[Source code of charts]
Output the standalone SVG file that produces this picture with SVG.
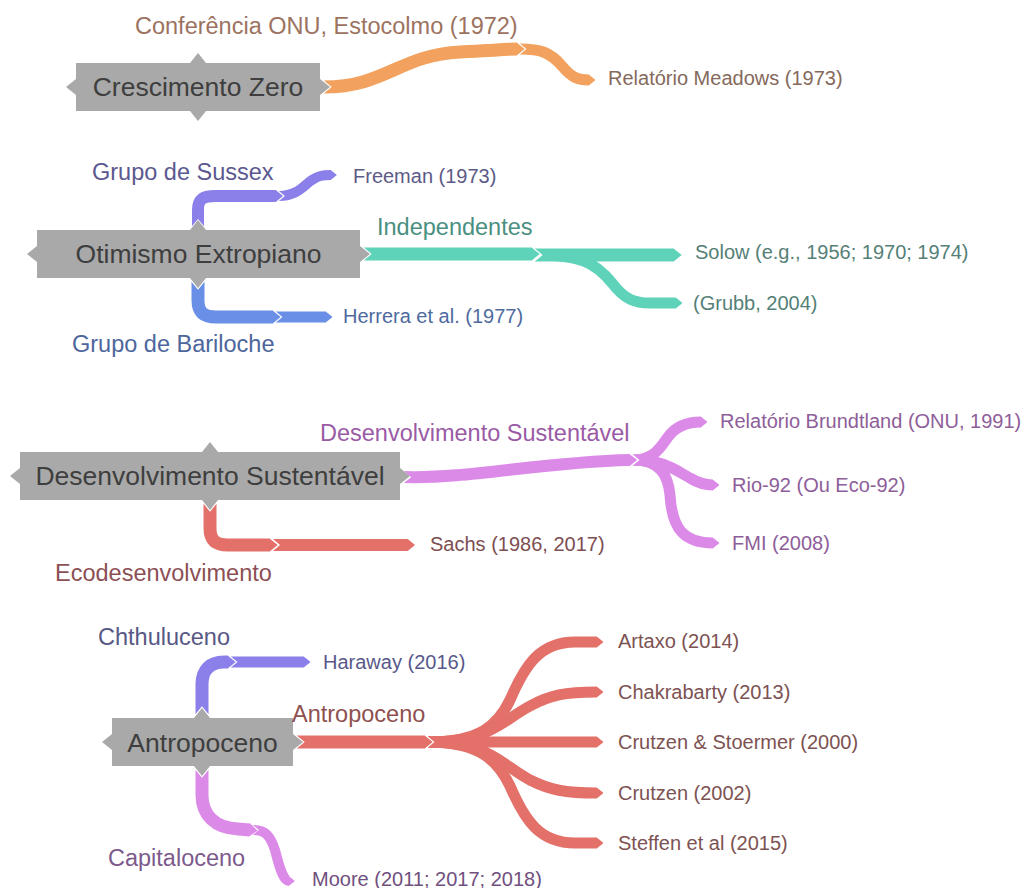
<svg xmlns="http://www.w3.org/2000/svg" width="1034" height="888" viewBox="0 0 1034 888">
<style>
.box{fill:#a9a9a9}
.nt{font-family:"Liberation Sans",Arial,sans-serif;font-size:26.5px;fill:#3e3e3e;text-anchor:middle}
.bl{font-family:"Liberation Sans",Arial,sans-serif;font-size:23.5px}
.lf{font-family:"Liberation Sans",Arial,sans-serif;font-size:20px}
.c path{fill:none;stroke-linecap:butt;marker-start:url(#notch)}
.or{stroke:#f2a25e}.pu{stroke:#8b80ea}.bu{stroke:#6a8fe6}.te{stroke:#5fd3ba}.pk{stroke:#dc8ae8}.rd{stroke:#e4706a}
</style>
<defs>
<marker id="notch" markerUnits="strokeWidth" markerWidth="0.62" markerHeight="1" viewBox="0 0 6.2 10" refX="0.3" refY="5" orient="auto" overflow="visible"><path d="M-1,-1 L6.2,5 L-1,11 Z" fill="#fff"/></marker>
<marker id="t-or" markerUnits="strokeWidth" markerWidth="0.62" markerHeight="1" viewBox="0 0 6.2 10" refX="0.3" refY="5" orient="auto"><path d="M0,0 L6.2,5 L0,10 Z" fill="#f2a25e"/></marker>
<marker id="t-pu" markerUnits="strokeWidth" markerWidth="0.62" markerHeight="1" viewBox="0 0 6.2 10" refX="0.3" refY="5" orient="auto"><path d="M0,0 L6.2,5 L0,10 Z" fill="#8b80ea"/></marker>
<marker id="t-bu" markerUnits="strokeWidth" markerWidth="0.62" markerHeight="1" viewBox="0 0 6.2 10" refX="0.3" refY="5" orient="auto"><path d="M0,0 L6.2,5 L0,10 Z" fill="#6a8fe6"/></marker>
<marker id="t-te" markerUnits="strokeWidth" markerWidth="0.62" markerHeight="1" viewBox="0 0 6.2 10" refX="0.3" refY="5" orient="auto"><path d="M0,0 L6.2,5 L0,10 Z" fill="#5fd3ba"/></marker>
<marker id="t-pk" markerUnits="strokeWidth" markerWidth="0.62" markerHeight="1" viewBox="0 0 6.2 10" refX="0.3" refY="5" orient="auto"><path d="M0,0 L6.2,5 L0,10 Z" fill="#dc8ae8"/></marker>
<marker id="t-rd" markerUnits="strokeWidth" markerWidth="0.62" markerHeight="1" viewBox="0 0 6.2 10" refX="0.3" refY="5" orient="auto"><path d="M0,0 L6.2,5 L0,10 Z" fill="#e4706a"/></marker>
</defs>
<rect width="1034" height="888" fill="#fff"/>

<g id="connectors" class="c">
  <!-- leaf segments first -->
  <path class="or" stroke-width="11" marker-end="url(#t-or)" d="M520,49 C540,49 550,52 562,66 C572,78 578,80 589,80"/>
  <path class="pu" stroke-width="10" marker-end="url(#t-pu)" d="M279,196 C298,196 304,185 312,180 C318,176 322,175 331,175"/>
  <path class="bu" stroke-width="11" marker-end="url(#t-bu)" d="M276,317 L326,317"/>
  <path class="te" stroke-width="11" marker-end="url(#t-te)" d="M535,255 C580,255 595,262 612,283 C625,300 635,303 650,303 L676,303"/>
  <path class="te" stroke-width="13" marker-end="url(#t-te)" d="M535,255 L674,255"/>
  <path class="pk" stroke-width="11" marker-end="url(#t-pk)" d="M633,460 C655,460 662,445 668,437 C676,426 688,422 701,422"/>
  <path class="pk" stroke-width="11" marker-end="url(#t-pk)" d="M633,460 C665,460 675,470 690,478 C698,483 705,485 713,485"/>
  <path class="pk" stroke-width="11" marker-end="url(#t-pk)" d="M633,460 C660,460 668,475 670,495 C672,530 685,543 713,543"/>
  <path class="rd" stroke-width="12" marker-end="url(#t-rd)" d="M273,545 L408,545"/>
  <path class="pu" stroke-width="11" marker-end="url(#t-pu)" d="M231,662 L304,662"/>
  <path class="pk" stroke-width="10" marker-end="url(#t-pk)" d="M253,830 C265,830 270,835 275,850 C280,870 284,881 289,881"/>
  <path class="rd" stroke-width="11" marker-end="url(#t-rd)" d="M428,742 C480,742 498,725 510,700 C525,665 540,642 575,642 L597,642"/>
  <path class="rd" stroke-width="11" marker-end="url(#t-rd)" d="M428,742 C490,742 500,722 530,706 C550,695 565,692 597,692"/>
  <path class="rd" stroke-width="11" marker-end="url(#t-rd)" d="M428,742 L597,742"/>
  <path class="rd" stroke-width="11" marker-end="url(#t-rd)" d="M428,742 C490,742 500,764 530,780 C550,790 565,793 597,793"/>
  <path class="rd" stroke-width="11" marker-end="url(#t-rd)" d="M428,742 C480,742 498,761 510,786 C525,821 540,843 575,843 L597,843"/>
  <!-- first segments -->
  <path class="or" stroke-width="13" marker-end="url(#t-or)" d="M324,87 C385,87 400,55 460,52 S505,49 517,49"/>
  <path class="pu" stroke-width="12" marker-end="url(#t-pu)" d="M198,226 L198,210 C198,199 203,196 215,196 L276,196"/>
  <path class="bu" stroke-width="13" marker-end="url(#t-bu)" d="M198,282 L198,300 C198,312 203,317 216,317 L273,317"/>
  <path class="te" stroke-width="13" marker-end="url(#t-te)" d="M364,254 L532,254"/>
  <path class="pk" stroke-width="12" marker-end="url(#t-pk)" d="M404,477 C470,479 540,462 630,460"/>
  <path class="rd" stroke-width="13" marker-end="url(#t-rd)" d="M210,504 L210,528 C210,540 215,545 228,545 L270,545"/>
  <path class="pu" stroke-width="13" marker-end="url(#t-pu)" d="M202,714 L202,684 C202,670 210,662 224,662 L228,662"/>
  <path class="pk" stroke-width="13" marker-end="url(#t-pk)" d="M202,770 L202,795 C202,815 215,828 238,829 L250,830"/>
  <path class="rd" stroke-width="13" marker-end="url(#t-rd)" d="M297,742 L425,742"/>
</g>

<g id="node-crescimento-zero">
  <path class="box" d="M76,63 L190,63 L198,53 L206,63 L320,63 L320,79 L330,87 L320,95 L320,111 L206,111 L198,121 L190,111 L76,111 L76,95 L66,87 L76,79 Z"/>
  <text class="nt" x="198" y="96">Crescimento Zero</text>
</g>
<g id="label-conferencia"><text class="bl" x="135" y="34" fill="#9c7360">Conferência ONU, Estocolmo (1972)</text></g>
<g id="leaf-meadows"><text class="lf" x="608" y="85" fill="#85695c">Relatório Meadows (1973)</text></g>

<g id="node-otimismo">
  <path class="box" d="M37,230 L190,230 L198,220 L206,230 L360,230 L360,246 L370,254 L360,262 L360,278 L206,278 L198,288 L190,278 L37,278 L37,262 L27,254 L37,246 Z"/>
  <text class="nt" x="198.5" y="263">Otimismo Extropiano</text>
</g>
<g id="label-sussex"><text class="bl" x="92" y="180" fill="#5b5890">Grupo de Sussex</text></g>
<g id="leaf-freeman"><text class="lf" x="353" y="183" fill="#5c5a86">Freeman (1973)</text></g>
<g id="label-bariloche"><text class="bl" x="72" y="352" fill="#4d669c">Grupo de Bariloche</text></g>
<g id="leaf-herrera"><text class="lf" x="343" y="323" fill="#4e6a9e">Herrera et al. (1977)</text></g>
<g id="label-independentes"><text class="bl" x="377" y="235" fill="#4a8f80">Independentes</text></g>
<g id="leaf-solow"><text class="lf" x="695" y="259" fill="#557f77">Solow (e.g., 1956; 1970; 1974)</text></g>
<g id="leaf-grubb"><text class="lf" x="693" y="310" fill="#557f77">(Grubb, 2004)</text></g>

<g id="node-desenvolvimento">
  <path class="box" d="M20,452 L202,452 L210,442 L218,452 L400,452 L400,468 L410,476 L400,484 L400,500 L218,500 L210,510 L202,500 L20,500 L20,484 L10,476 L20,468 Z"/>
  <text class="nt" x="210" y="485">Desenvolvimento Sustentável</text>
</g>
<g id="label-desenvolvimento"><text class="bl" x="320" y="441" fill="#9a5aa5">Desenvolvimento Sustentável</text></g>
<g id="leaf-brundtland"><text class="lf" x="720" y="428" fill="#8e5e99">Relatório Brundtland (ONU, 1991)</text></g>
<g id="leaf-rio92"><text class="lf" x="732" y="492" fill="#8e5e99">Rio-92 (Ou Eco-92)</text></g>
<g id="leaf-fmi"><text class="lf" x="732" y="550" fill="#8e5e99">FMI (2008)</text></g>
<g id="label-ecodesenvolvimento"><text class="bl" x="55" y="581" fill="#8c4f55">Ecodesenvolvimento</text></g>
<g id="leaf-sachs"><text class="lf" x="430" y="551" fill="#7d4e52">Sachs (1986, 2017)</text></g>

<g id="node-antropoceno">
  <path class="box" d="M112,718 L194,718 L202,708 L210,718 L293,718 L293,734 L303,742 L293,750 L293,766 L210,766 L202,776 L194,766 L112,766 L112,750 L102,742 L112,734 Z"/>
  <text class="nt" x="202.5" y="752">Antropoceno</text>
</g>
<g id="label-chthuluceno"><text class="bl" x="98" y="645" fill="#585885">Chthuluceno</text></g>
<g id="leaf-haraway"><text class="lf" x="323" y="669" fill="#58588a">Haraway (2016)</text></g>
<g id="label-antropoceno"><text class="bl" x="292" y="722" fill="#8e5050">Antropoceno</text></g>
<g id="leaf-artaxo"><text class="lf" x="618" y="648" fill="#7d5252">Artaxo (2014)</text></g>
<g id="leaf-chakrabarty"><text class="lf" x="618" y="699" fill="#7d5252">Chakrabarty (2013)</text></g>
<g id="leaf-crutzen-stoermer"><text class="lf" x="618" y="749" fill="#7d5252">Crutzen &amp; Stoermer (2000)</text></g>
<g id="leaf-crutzen"><text class="lf" x="618" y="800" fill="#7d5252">Crutzen (2002)</text></g>
<g id="leaf-steffen"><text class="lf" x="618" y="850" fill="#7d5252">Steffen et al (2015)</text></g>
<g id="label-capitaloceno"><text class="bl" x="108" y="866" fill="#7d5a8c">Capitaloceno</text></g>
<g id="leaf-moore"><text class="lf" x="312" y="886" fill="#70507e">Moore (2011; 2017; 2018)</text></g>
</svg>
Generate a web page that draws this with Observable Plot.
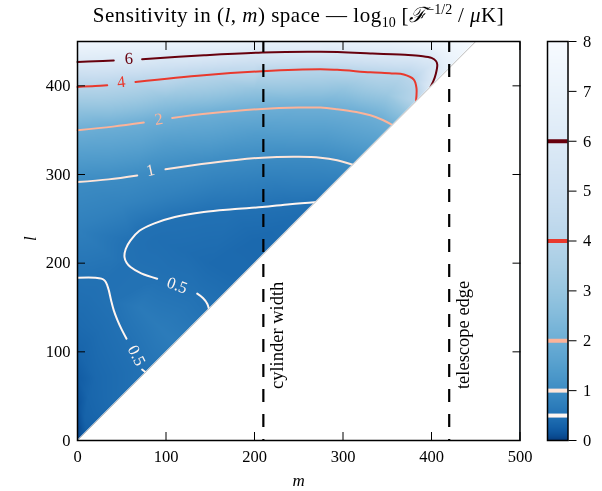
<!DOCTYPE html>
<html><head><meta charset="utf-8">
<script src="https://cdn.jsdelivr.net/npm/d3@7"></script>
<script src="https://cdn.jsdelivr.net/npm/@observablehq/plot@0.6"></script>
<style>
body{margin:0;background:#fff;}
#wrap{position:relative;width:602px;height:491px;font-family:"Liberation Serif",serif;overflow:hidden;background:#fff;}
#main{position:absolute;left:0;top:0;}
#cbar{position:absolute;left:530px;top:0;}
#main svg,#cbar svg{overflow:visible;}
#title{position:absolute;left:77px;width:443px;top:2px;line-height:26px;text-align:center;font-size:21px;letter-spacing:0.5px;color:#000;white-space:nowrap;}
#title sub,#title sup{font-size:14px;line-height:0;letter-spacing:0;}
</style></head><body>
<div id="wrap"><div id="main"></div><div id="cbar"></div>
<div id="title">Sensitivity in (<i>l</i>, <i>m</i>) space — log<sub>10</sub> [<i>ℱ</i><sup>−1/2</sup> / <i>μ</i>K]</div>
</div>
<script>
// ---------- data ----------
const mMax = 500, lMax = 450;
const mTicks = [0, 100, 200, 300, 400, 500];
const lTicks = [0, 100, 200, 300, 400];
const cbarTicks = [0, 1, 2, 3, 4, 5, 6, 7, 8];
const levels = [0.5, 1, 2, 4, 6];
const guideM = [210, 420];
const guideText = ["cylinder width", "telescope edge"];
const guideL = 58;

// contour polylines, [m, l]; null marks a label gap
const contour6 = [[0,427],[20,427.7],[41,428.5],null,[73,430],[143,434.5],[209,437.6],[275,438.3],[331,436.6],[370,435],[388,433.7],[400,431.5],[405,428],[406.5,424],[405,414],[402,405],[399,399]];
const contour4 = [[0,398.8],[20,399.7],[33.6,400.7],null,[65.5,404.4],[142.7,412],[208.7,416.5],[274.6,418.7],[293.4,418],[331,415.3],[355,414],[368.7,412.8],[380,407.1],[383,397.6],[382.5,383]];
const contour2 = [[0,349.9],[40,354],[74.9,358.6],null,[107,363.8],[150,369],[208.7,374],[250,375.5],[274.6,375.5],[293.4,373.6],[315,370.5],[331,366.8],[345,361.5],[355.6,356]];
const contour1 = [[0,291.5],[35,294.5],[67.5,299],null,[99.4,305.9],[150,313],[208.7,319],[250,320],[274.6,319],[293.4,316],[311,311]];
const contourHalfU = [[271,269],[240,266.5],[208.7,263.3],[175,260.8],[142.7,257.7],[110,252],[86.2,244.6],[70,236.5],[59.9,225.7],[54.5,216],[53.1,206.9],[55.5,200.5],[59.9,195.6],[72,188.5],[90,182.5],null,[135.3,165.6],[142,160.5],[146.6,154.3],[148.5,148.5]];
const contourHalfB = [[0,183.6],[20,183.6],[27,182.5],[31,180],[33.6,175],[35.4,169.3],[38,158],[41,146.7],[45,136],[50,125],[55.4,114.8],null,[73,80],[77,77]];

// contour labels
const labelText = ["6", "4", "2", "1", "0.5", "0.5"];
const labelLevel = [6, 4, 2, 1, 0.5, 0.5];
const labelM = [58, 49.4, 91.9, 82.5, 112.7, 66.7];
const labelL = [430.8, 404.4, 362.3, 304.7, 175, 95.9];
const labelAngle = [-3, -7, -9, -12, 20, 63];

// extra field readings [m, l, value] between the contours
const fieldAnchors = [
  [0,0,0],[0,15,0.05],[0,40,0.13],[0,70,0.22],[0,100,0.32],[0,130,0.4],[0,160,0.46],[0,237,0.73],[0,320,1.45],[0,375,2.9],[0,413,4.9],[0,450,7.4],
  [6,6,0.2],[10,10,0.27],[8,25,0.3],[12,50,0.34],[40,40,0.42],[110,110,0.68],[180,180,0.42],[210,210,0.38],[240,240,0.42],[290,290,0.72],
  [335,335,1.5],[370,370,2.9],[392,392,5],[425,425,7],[450,450,8],
  [20,70,0.37],[25,125,0.44],[15,165,0.48],[70,150,0.64],[95,125,0.67],[40,205,0.56],[75,175,0.52],
  [120,215,0.44],[150,200,0.4],[200,225,0.38],[235,245,0.42],[260,262,0.47],[175,185,0.4],[90,225,0.46],
  [50,265,0.8],[100,275,0.76],[160,287,0.74],[220,293,0.73],[280,290,0.72],
  [100,335,1.45],[200,345,1.42],[280,345,1.45],
  [100,385,2.9],[200,395,2.9],[300,397,2.9],[350,390,3.1],
  [100,419,4.9],[200,427,5],[300,428,5],[360,425,5.1],[394,420,5.2],
  [100,450,7.2],[200,450,6.9],[275,450,6.8],[350,450,7.0],[400,450,7.4],[420,440,7.3],[415,420,6.6],[410,435,6.8]
];

// ---------- build ----------
const contourSets = [
  {level: 0.5, pts: contourHalfB}, {level: 0.5, pts: contourHalfU},
  {level: 1, pts: contour1}, {level: 2, pts: contour2},
  {level: 4, pts: contour4}, {level: 6, pts: contour6}
];
const reds = d3.scaleSequential(d3.interpolateReds).domain([0.5, 6]);
const lineRows = pts => pts.map(p => p ? {m: p[0], l: p[1]} : {m: NaN, l: NaN});
const fieldRows = [
  ...contourSets.flatMap(c => c.pts.filter(p => p).map(p => ({m: p[0], l: p[1], v: c.level}))),
  ...fieldAnchors.map(([m, l, v]) => ({m, l, v}))
];
const labels = labelText.map((t, i) => ({t, level: labelLevel[i], m: labelM[i], l: labelL[i], a: labelAngle[i]}));
const guides = guideM.map((m, i) => ({m, t: guideText[i]}));
const maskEdge = [0, lMax, mMax];
const colorScale = {type: "sqrt", domain: [0, 8], scheme: "blues", reverse: true};
const font = "Liberation Serif";

const main = Plot.plot({
  width: 530, height: 491,
  marginLeft: 77, marginRight: 10.5, marginTop: 41, marginBottom: 51,
  x: {domain: [0, mMax]},
  y: {domain: [0, lMax]},
  color: colorScale,
  style: {fontFamily: font, fontSize: "16.5px", background: "transparent", color: "black", overflow: "visible"},
  marks: [
    Plot.raster(fieldRows, {x: "m", y: "l", fill: "v", interpolate: "barycentric", x1: 0, x2: mMax, y1: 0, y2: lMax}),
    ...contourSets.map(c => Plot.line(lineRows(c.pts), {x: "m", y: "l", stroke: reds(c.level), strokeWidth: 2, curve: "catmull-rom"})),
    ...labels.map(d => Plot.text([d], {x: "m", y: "l", text: "t", rotate: d.a, fill: reds(d.level), fontSize: 16.5})),
    Plot.areaY(maskEdge, {x: d => d, y1: 0, y2: d => Math.min(d, lMax), fill: "white"}),
    Plot.line([0, lMax], {x: d => d, y: d => d, stroke: "#bbbbbb", strokeWidth: 1, mixBlendMode: "multiply"}),
    Plot.ruleX(guides, {x: "m", stroke: "black", strokeWidth: 2.2, strokeDasharray: "13,12", strokeDashoffset: 2}),
    Plot.text(guides, {x: "m", y: guideL, text: "t", rotate: -90, textAnchor: "start", lineAnchor: "middle", dx: 14, fontSize: 18.5}),
    Plot.axisX(mTicks, {anchor: "bottom", tickSize: -8, tickPadding: 18, label: null}),
    Plot.axisX(mTicks, {anchor: "top", tickSize: -8, tickFormat: () => "", label: null}),
    Plot.axisY(lTicks, {anchor: "left", tickSize: -8, tickPadding: 15, label: null}),
    Plot.axisY(lTicks, {anchor: "right", tickSize: -8, tickFormat: () => "", label: null}),
    Plot.frame({stroke: "black", strokeWidth: 1.5}),
    Plot.text(["m"], {frameAnchor: "bottom", dy: 45, text: d => d, fontStyle: "italic", fontSize: 17}),
    Plot.text(["l"], {frameAnchor: "left", dx: -47, text: d => d, rotate: -90, fontStyle: "italic", fontSize: 17})
  ]
});
document.getElementById("main").appendChild(main);

const cbar = Plot.plot({
  width: 72, height: 491,
  marginLeft: 17, marginRight: 34.5, marginTop: 41, marginBottom: 51,
  x: {domain: [0, 1], axis: null},
  y: {domain: [0, 8], axis: null},
  color: colorScale,
  style: {fontFamily: font, fontSize: "16.5px", background: "transparent", color: "black", overflow: "visible"},
  marks: [
    Plot.raster({fill: (x, y) => y, x1: 0, x2: 1, y1: 0, y2: 8}),
    ...levels.map(v => Plot.ruleY([v], {y: d => d, stroke: reds(v), strokeWidth: 4})),
    Plot.frame({stroke: "black", strokeWidth: 1.5}),
    Plot.axisY(cbarTicks, {anchor: "right", tickSize: 8, tickPadding: 7, tickFormat: d3.format("d"), label: null})
  ]
});
document.getElementById("cbar").appendChild(cbar);
</script>
</body></html>
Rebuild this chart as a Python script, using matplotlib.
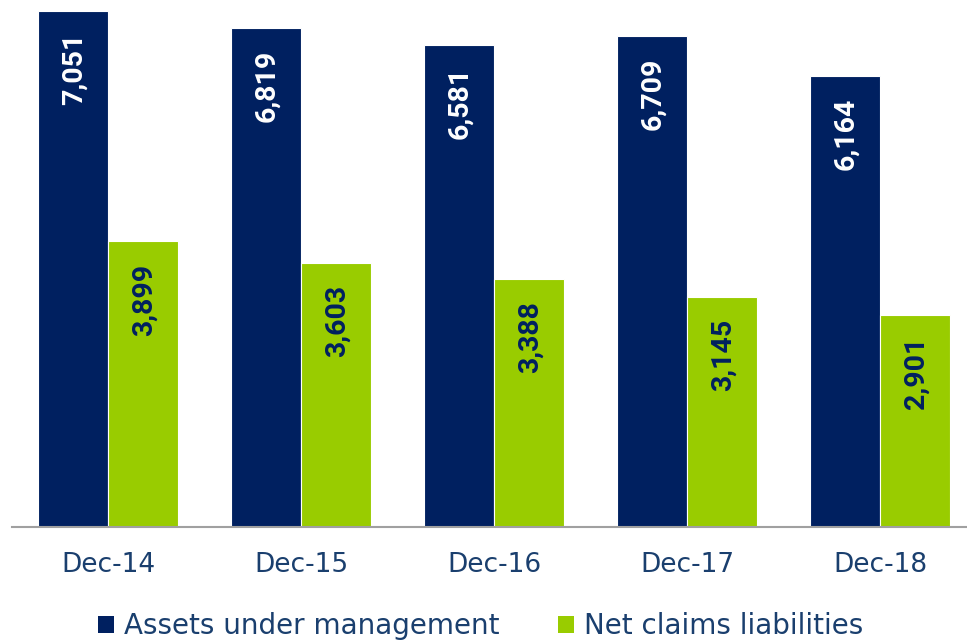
import matplotlib
matplotlib.use("Agg")
import matplotlib.pyplot as plt
import numpy as np
from matplotlib.patches import Patch

categories = ["Dec-14", "Dec-15", "Dec-16", "Dec-17", "Dec-18"]
assets = [7051, 6819, 6581, 6709, 6164]
claims = [3899, 3603, 3388, 3145, 2901]
series_names = ["Assets under management", "Net claims liabilities"]

NAVY = "#002060"
GREEN = "#99cc00"
TICK_COLOR = "#1a3f6e"

fig = plt.figure(figsize=(9.67, 6.43), dpi=100)
ax = fig.add_axes([11.5 / 967, 116 / 643, 965 / 967, 527 / 643])

x = np.arange(len(categories))
w = 0.363
b1 = ax.bar(x - w / 2, assets, w, color=NAVY, edgecolor="white", linewidth=0.8)
b2 = ax.bar(x + w / 2, claims, w, color=GREEN, edgecolor="white", linewidth=0.8)

for rect, v in zip(b1, assets):
    ax.annotate(f"{v:,}", (rect.get_x() + rect.get_width() / 2, rect.get_height()),
                xytext=(1, -22), textcoords="offset pixels", rotation=90,
                ha="center", va="top", color="white", fontsize=20.5,
                fontweight="bold", family="Roboto")
for rect, v in zip(b2, claims):
    ax.annotate(f"{v:,}", (rect.get_x() + rect.get_width() / 2, rect.get_height()),
                xytext=(1, -22), textcoords="offset pixels", rotation=90,
                ha="center", va="top", color=NAVY, fontsize=20.5,
                fontweight="bold", family="Roboto")

ax.set_xlim(-0.5, 4.5)
ax.set_ylim(0, 7197)
ax.set_xticks(x)
ax.set_xticklabels(categories, fontsize=19, color=TICK_COLOR, family="DejaVu Sans")
ax.tick_params(axis="x", length=0, pad=18)
ax.set_yticks([])
for s in ["top", "right", "left"]:
    ax.spines[s].set_visible(False)
ax.spines["bottom"].set_color("#a0a0a0")
ax.spines["bottom"].set_linewidth(1.5)

handles = [Patch(facecolor=NAVY, edgecolor="none"), Patch(facecolor=GREEN, edgecolor="none")]
leg = fig.legend(handles, series_names, loc="center", bbox_to_anchor=(0.497, 0.026),
                 ncol=2, frameon=False, fontsize=20, handlelength=0.58, handleheight=0.58,
                 handletextpad=0.35, columnspacing=2.1, labelcolor=TICK_COLOR,
                 borderpad=0.1)

fig.savefig("out.png", dpi=100)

#### [What is required]
Copy out only the lines from the one containing "Rebuild this chart" through the one containing "b2 = ax.bar(x", exactly, with both ends. Any picture is left out.

#### [Correct output]
Rebuild this chart as a Python script, using matplotlib.
import matplotlib
matplotlib.use("Agg")
import matplotlib.pyplot as plt
import numpy as np
from matplotlib.patches import Patch

categories = ["Dec-14", "Dec-15", "Dec-16", "Dec-17", "Dec-18"]
assets = [7051, 6819, 6581, 6709, 6164]
claims = [3899, 3603, 3388, 3145, 2901]
series_names = ["Assets under management", "Net claims liabilities"]

NAVY = "#002060"
GREEN = "#99cc00"
TICK_COLOR = "#1a3f6e"

fig = plt.figure(figsize=(9.67, 6.43), dpi=100)
ax = fig.add_axes([11.5 / 967, 116 / 643, 965 / 967, 527 / 643])

x = np.arange(len(categories))
w = 0.363
b1 = ax.bar(x - w / 2, assets, w, color=NAVY, edgecolor="white", linewidth=0.8)
b2 = ax.bar(x + w / 2, claims, w, color=GREEN, edgecolor="white", linewidth=0.8)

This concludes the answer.